My Year of What If? A Somatic Approach To Nutrition

Today I would like to tell you a story of what cultivating a trusting relationship with food can look and feel like.

When I met my husband, I had been eating the same way for a very long time fearful of bringing back digestive pain and how various different foods might affect my health.

Being in a new relationship, I had a desire to relax a bit around food and see what happens. I like to think of this year as my "What if?" year. What if I ate this? What would happen? 

I stepped into an abundant amount of curiosity. At first, it felt great. I felt more relaxed around food in years and noticed I was not experiencing any of the digestive pain I feared experiencing.

If all food was suddenly completely neutral, I got the opportunity to slow down with every food and notice how it felt in my body. I also got to notice that a handful of something felt fine where a bowl of the same food might leave me feeling bloated and uncomfortable.

Over that year of time, all the things society tells us to label as "bad" happened. I gained weight, I started to experience some intense pain with my cycle, and I noticed my mood all over the place. I still don't see these things as "bad." It was all just information. What I was eating and the quantities in which I was eating those foods led to this kind of reaction in my body. Not good. Not bad. Just what it was.

As I continued to listen deeply to my body, the foods I had been nervous about eating became not so scary where I then got to engage in a new exploration I had never been in before of how do I want to feel in my body? It wasn't about don't eat this or that out of fear of what would happen and instead became how do I want to feel on a daily basis.

From there, any symptom I experienced after I ate I just noted as information and got curious if that was how I wanted to feel in my system. This slowly guided me toward the foods that supported me in feeling how I desire to feel. Those foods I was eating, they are still not good or bad. I can eat them whenever I want. And, I get to explore what is going to feel best to me at any moment. Sometimes, eating those foods has been the most supportive thing, and other times not so much.

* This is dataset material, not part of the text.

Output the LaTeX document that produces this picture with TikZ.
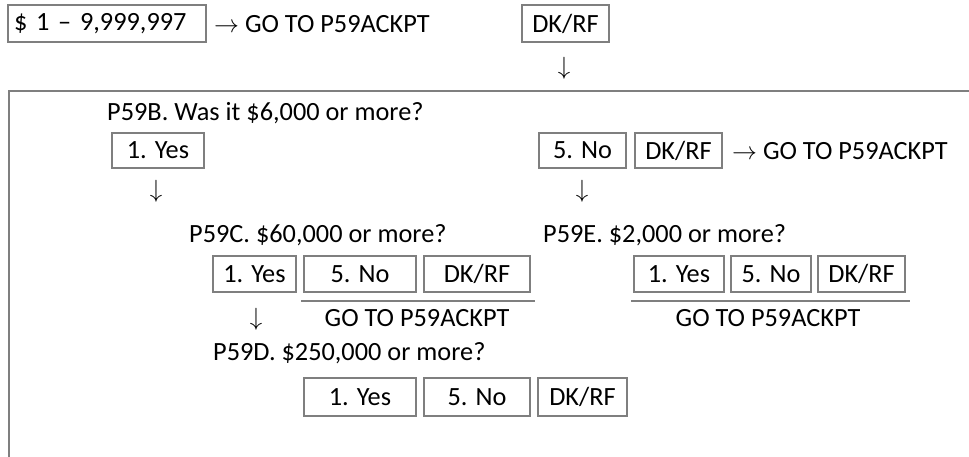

To add on about my health, I get my blood drawn every year to check and make sure everything is running smoothly and nothing ever looked off. Even as I gained weight, even as my symptoms changed. Inside, I was still a healthy thriving human being.

This is where we need to move our relationship with our food and body. One infused with deep trust and profound listening that our body will speak to us and we just get to make decisions based on the information we are receiving. No right or wrong decision. Just a decision that leads to other decisions. If you don't like how those decisions are making you feel, experiment with making different decisions. No matter how your body shifts and changes though, no food and no body shape is right or wrong or good or bad. You will always be deserving to be met, seen, heard, acknowledged, and respected.